Here's the honest part for beginners, though: braid has a learning curve.
It requires specific knots to hold reliably—the Palomar knot is a strong choice, but you need to tie it correctly. Braid can also dig into itself on the spool if you're not careful during a fight, creating what's called "wind knots" that are genuinely maddening to untangle. And because it's so visible underwater, most anglers fishing braid will tie a fluoro leader onto it anyway.
If you're starting out, braid is probably not your first-day setup, but it's absolutely worth graduating to once you've got the basics down.
So which one should you actually choose?
If you're brand new and just want to get fishing, start with monofilament in a 6 to 10 pound test depending on what you're targeting. It'll handle most freshwater situations, forgive your mistakes, and teach you a lot about how a line behaves. As your confidence grows and you start fishing more specific techniques or locations, you can layer in fluorocarbon leaders for clear-water situations or experiment with braid on a dedicated setup.
This is also where having real data actually helps.

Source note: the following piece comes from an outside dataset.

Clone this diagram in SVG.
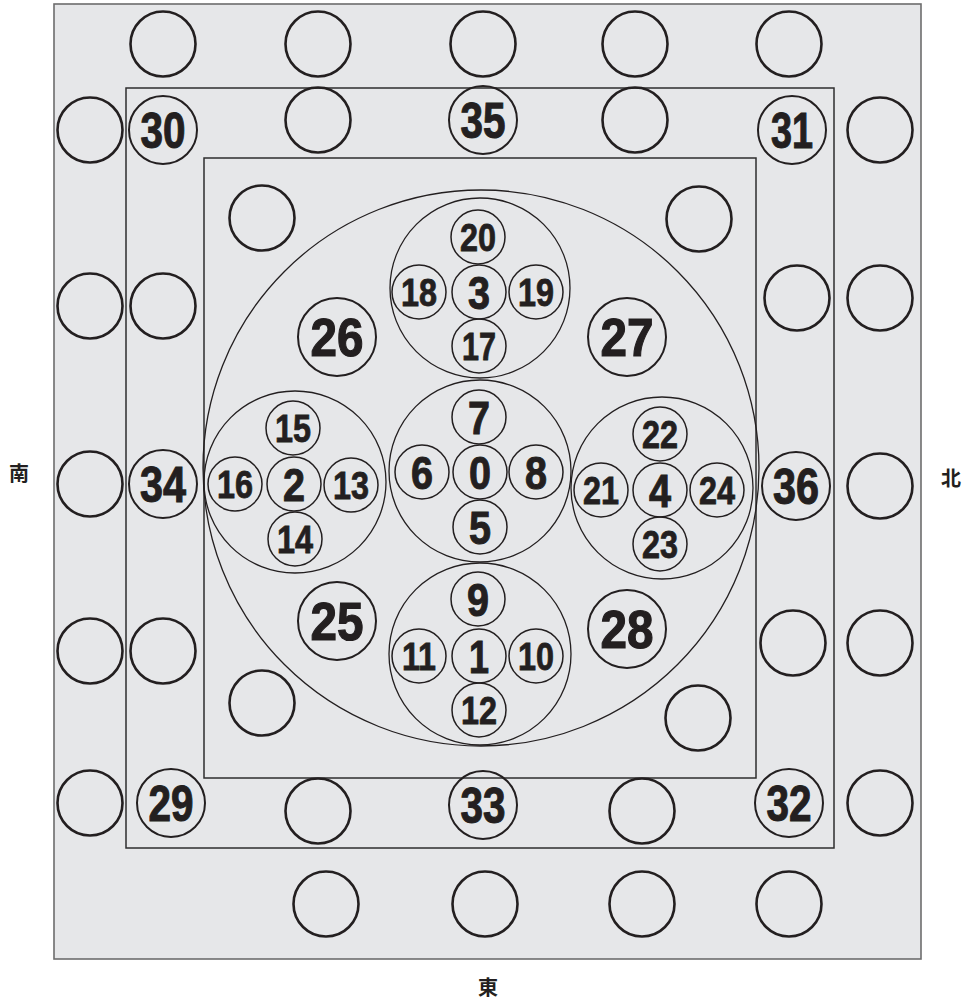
<svg xmlns="http://www.w3.org/2000/svg" width="970" height="1002" viewBox="0 0 970 1002">
<style>
.frame{fill:none;stroke:#2e2e2e;stroke-width:1.5}
.big{fill:none;stroke:#231f20;stroke-width:1.3}
.e{fill:none;stroke:#231f20;stroke-width:2.6}
.m{fill:none;stroke:#231f20;stroke-width:2}
.s{fill:none;stroke:#231f20;stroke-width:1.5}
text{font-family:"Liberation Sans",Arial,sans-serif;font-weight:bold;fill:#231f20;stroke:#231f20;stroke-width:0.9;text-anchor:middle}
.tl{font-size:54px;stroke-width:1.2}
.tm{font-size:50px;stroke-width:1.1}
.ts{font-size:38px;stroke-width:0.8}
.t1{font-size:46px;stroke-width:1}
.dir{font-family:"Noto Sans CJK JP","Noto Sans CJK SC",sans-serif;font-size:20px;font-weight:bold;stroke-width:0}
</style>
<rect x="0" y="0" width="970" height="1002" fill="#ffffff"/>
<rect x="54" y="4" width="867" height="955" fill="#e6e7e9" stroke="#6d6d6d" stroke-width="1.6"/>
<rect class="frame" x="126" y="88" width="708" height="760"/>
<rect class="frame" x="204" y="158" width="552" height="620"/>
<circle class="big" cx="481" cy="468" r="278"/>

<g id="empty-circles">
<circle class="e" cx="163" cy="44" r="32.5"/>
<circle class="e" cx="318" cy="44" r="32.5"/>
<circle class="e" cx="483" cy="44" r="32.5"/>
<circle class="e" cx="635" cy="44" r="32.5"/>
<circle class="e" cx="789" cy="44" r="32.5"/>
<circle class="e" cx="318" cy="120" r="32.5"/>
<circle class="e" cx="635" cy="120" r="32.5"/>
<circle class="e" cx="90" cy="130" r="32.5"/>
<circle class="e" cx="90" cy="306" r="32.5"/>
<circle class="e" cx="90" cy="484" r="32.5"/>
<circle class="e" cx="90" cy="651" r="32.5"/>
<circle class="e" cx="90" cy="803" r="32.5"/>
<circle class="e" cx="163" cy="306" r="32.5"/>
<circle class="e" cx="163" cy="651" r="32.5"/>
<circle class="e" cx="880" cy="130" r="32.5"/>
<circle class="e" cx="880" cy="298" r="32.5"/>
<circle class="e" cx="880" cy="486" r="32.5"/>
<circle class="e" cx="880" cy="643" r="32.5"/>
<circle class="e" cx="880" cy="803" r="32.5"/>
<circle class="e" cx="797" cy="298" r="32.5"/>
<circle class="e" cx="793" cy="643" r="32.5"/>
<circle class="e" cx="262" cy="218" r="32.5"/>
<circle class="e" cx="699" cy="219" r="32.5"/>
<circle class="e" cx="262" cy="703" r="32.5"/>
<circle class="e" cx="698" cy="718" r="32.5"/>
<circle class="e" cx="318" cy="811" r="32.5"/>
<circle class="e" cx="642" cy="811" r="32.5"/>
<circle class="e" cx="326" cy="904" r="32.5"/>
<circle class="e" cx="485" cy="904" r="32.5"/>
<circle class="e" cx="642" cy="904" r="32.5"/>
<circle class="e" cx="789" cy="904" r="32.5"/>
</g>

<g id="n30"><circle class="m" cx="163" cy="130" r="34"/><text class="tm" x="163" y="148" textLength="45" lengthAdjust="spacingAndGlyphs">30</text></g>
<g id="n35"><circle class="m" cx="483" cy="120" r="34"/><text class="tm" x="483" y="138" textLength="45" lengthAdjust="spacingAndGlyphs">35</text></g>
<g id="n31"><circle class="m" cx="792" cy="130" r="34"/><text class="tm" x="792" y="148" textLength="42" lengthAdjust="spacingAndGlyphs">31</text></g>
<g id="n34"><circle class="m" cx="163" cy="484" r="34"/><text class="tm" x="163" y="502" textLength="46" lengthAdjust="spacingAndGlyphs">34</text></g>
<g id="n36"><circle class="m" cx="796" cy="486" r="34"/><text class="tm" x="796" y="504" textLength="46" lengthAdjust="spacingAndGlyphs">36</text></g>
<g id="n29"><circle class="m" cx="171" cy="803" r="34"/><text class="tm" x="171" y="821" textLength="45" lengthAdjust="spacingAndGlyphs">29</text></g>
<g id="n33"><circle class="m" cx="483" cy="805" r="34"/><text class="tm" x="483" y="823" textLength="45" lengthAdjust="spacingAndGlyphs">33</text></g>
<g id="n32"><circle class="m" cx="789" cy="803" r="34"/><text class="tm" x="789" y="821" textLength="45" lengthAdjust="spacingAndGlyphs">32</text></g>

<g id="n26"><circle class="m" cx="337" cy="337" r="39"/><text class="tl" x="337" y="356" textLength="53" lengthAdjust="spacingAndGlyphs">26</text></g>
<g id="n27"><circle class="m" cx="627" cy="337" r="39"/><text class="tl" x="627" y="356" textLength="53" lengthAdjust="spacingAndGlyphs">27</text></g>
<g id="n25"><circle class="m" cx="337" cy="621" r="39"/><text class="tl" x="337" y="640" textLength="53" lengthAdjust="spacingAndGlyphs">25</text></g>
<g id="n28"><circle class="m" cx="627" cy="629" r="39"/><text class="tl" x="627" y="648" textLength="53" lengthAdjust="spacingAndGlyphs">28</text></g>

<g id="cluster3">
<circle class="big" cx="480" cy="288" r="90"/>
<g id="n20"><circle class="s" cx="478" cy="237" r="27"/><text class="ts" x="478" y="250.5" textLength="36" lengthAdjust="spacingAndGlyphs">20</text></g>
<g id="n18"><circle class="s" cx="419" cy="292" r="27"/><text class="ts" x="419" y="305.5" textLength="36" lengthAdjust="spacingAndGlyphs">18</text></g>
<g id="n3"><circle class="s" cx="479" cy="292" r="27"/><text class="t1" x="479" y="308.5" textLength="22" lengthAdjust="spacingAndGlyphs">3</text></g>
<g id="n19"><circle class="s" cx="536" cy="292" r="27"/><text class="ts" x="536" y="305.5" textLength="36" lengthAdjust="spacingAndGlyphs">19</text></g>
<g id="n17"><circle class="s" cx="479" cy="346" r="27"/><text class="ts" x="479" y="359.5" textLength="34" lengthAdjust="spacingAndGlyphs">17</text></g>
</g>

<g id="cluster2">
<circle class="big" cx="295" cy="482" r="91"/>
<g id="n15"><circle class="s" cx="293" cy="428" r="27"/><text class="ts" x="293" y="441.5" textLength="36" lengthAdjust="spacingAndGlyphs">15</text></g>
<g id="n16"><circle class="s" cx="235" cy="484" r="27"/><text class="ts" x="235" y="497.5" textLength="36" lengthAdjust="spacingAndGlyphs">16</text></g>
<g id="n2"><circle class="s" cx="294" cy="484" r="27"/><text class="t1" x="294" y="500.5" textLength="22" lengthAdjust="spacingAndGlyphs">2</text></g>
<g id="n13"><circle class="s" cx="351" cy="485" r="27"/><text class="ts" x="351" y="498.5" textLength="36" lengthAdjust="spacingAndGlyphs">13</text></g>
<g id="n14"><circle class="s" cx="295" cy="539" r="27"/><text class="ts" x="295" y="552.5" textLength="36" lengthAdjust="spacingAndGlyphs">14</text></g>
</g>

<g id="cluster0">
<circle class="big" cx="480" cy="471" r="91"/>
<g id="n7"><circle class="s" cx="479" cy="417" r="27"/><text class="t1" x="479" y="433.5" textLength="22" lengthAdjust="spacingAndGlyphs">7</text></g>
<g id="n6"><circle class="s" cx="422" cy="472" r="27"/><text class="t1" x="422" y="488.5" textLength="22" lengthAdjust="spacingAndGlyphs">6</text></g>
<g id="n0"><circle class="s" cx="480" cy="472" r="27"/><text class="t1" x="480" y="488.5" textLength="22" lengthAdjust="spacingAndGlyphs">0</text></g>
<g id="n8"><circle class="s" cx="536" cy="472" r="27"/><text class="t1" x="536" y="488.5" textLength="22" lengthAdjust="spacingAndGlyphs">8</text></g>
<g id="n5"><circle class="s" cx="480" cy="527" r="27"/><text class="t1" x="480" y="543.5" textLength="22" lengthAdjust="spacingAndGlyphs">5</text></g>
</g>

<g id="cluster4">
<circle class="big" cx="662" cy="488" r="91"/>
<g id="n22"><circle class="s" cx="660" cy="434" r="27"/><text class="ts" x="660" y="447.5" textLength="36" lengthAdjust="spacingAndGlyphs">22</text></g>
<g id="n21"><circle class="s" cx="601" cy="490" r="27"/><text class="ts" x="601" y="503.5" textLength="36" lengthAdjust="spacingAndGlyphs">21</text></g>
<g id="n4"><circle class="s" cx="660" cy="490" r="27"/><text class="t1" x="660" y="506.5" textLength="22" lengthAdjust="spacingAndGlyphs">4</text></g>
<g id="n24"><circle class="s" cx="717" cy="490" r="27"/><text class="ts" x="717" y="503.5" textLength="36" lengthAdjust="spacingAndGlyphs">24</text></g>
<g id="n23"><circle class="s" cx="660" cy="544" r="27"/><text class="ts" x="660" y="557.5" textLength="36" lengthAdjust="spacingAndGlyphs">23</text></g>
</g>

<g id="cluster1">
<circle class="big" cx="480" cy="654" r="91"/>
<g id="n9"><circle class="s" cx="478" cy="599" r="27"/><text class="t1" x="478" y="615.5" textLength="22" lengthAdjust="spacingAndGlyphs">9</text></g>
<g id="n11"><circle class="s" cx="419" cy="656" r="27"/><text class="ts" x="419" y="669.5" textLength="34" lengthAdjust="spacingAndGlyphs">11</text></g>
<g id="n1"><circle class="s" cx="479" cy="656" r="27"/><text class="t1" x="479" y="672.5" textLength="20" lengthAdjust="spacingAndGlyphs">1</text></g>
<g id="n10"><circle class="s" cx="536" cy="656" r="27"/><text class="ts" x="536" y="669.5" textLength="36" lengthAdjust="spacingAndGlyphs">10</text></g>
<g id="n12"><circle class="s" cx="479" cy="710" r="27"/><text class="ts" x="479" y="723.5" textLength="36" lengthAdjust="spacingAndGlyphs">12</text></g>
</g>

<g id="connectors"></g>

<g id="directions">
<text class="dir" x="19" y="481">南</text>
<text class="dir" x="951" y="486">北</text>
<text class="dir" x="488" y="995">東</text>
</g>
</svg>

In the Karp App, you can see what conditions you're heading into—water clarity, depth, species activity levels—and get recommendations tailored to that specific outing. Line choice isn't made in a vacuum; it depends on whether you're fishing a murky river in a storm or a crystal-clear reservoir on a bluebird day. Matching your gear to the actual conditions is a much smarter approach than just defaulting to whatever's on sale.
Fishing line is one of those things that feels complicated at first and then, pretty quickly, starts to make intuitive sense. Once you've lost a fish to the wrong setup once or twice, the logic behind these choices becomes very personal, very fast. Take it one step at a time, get comfortable with mono first, and build from there.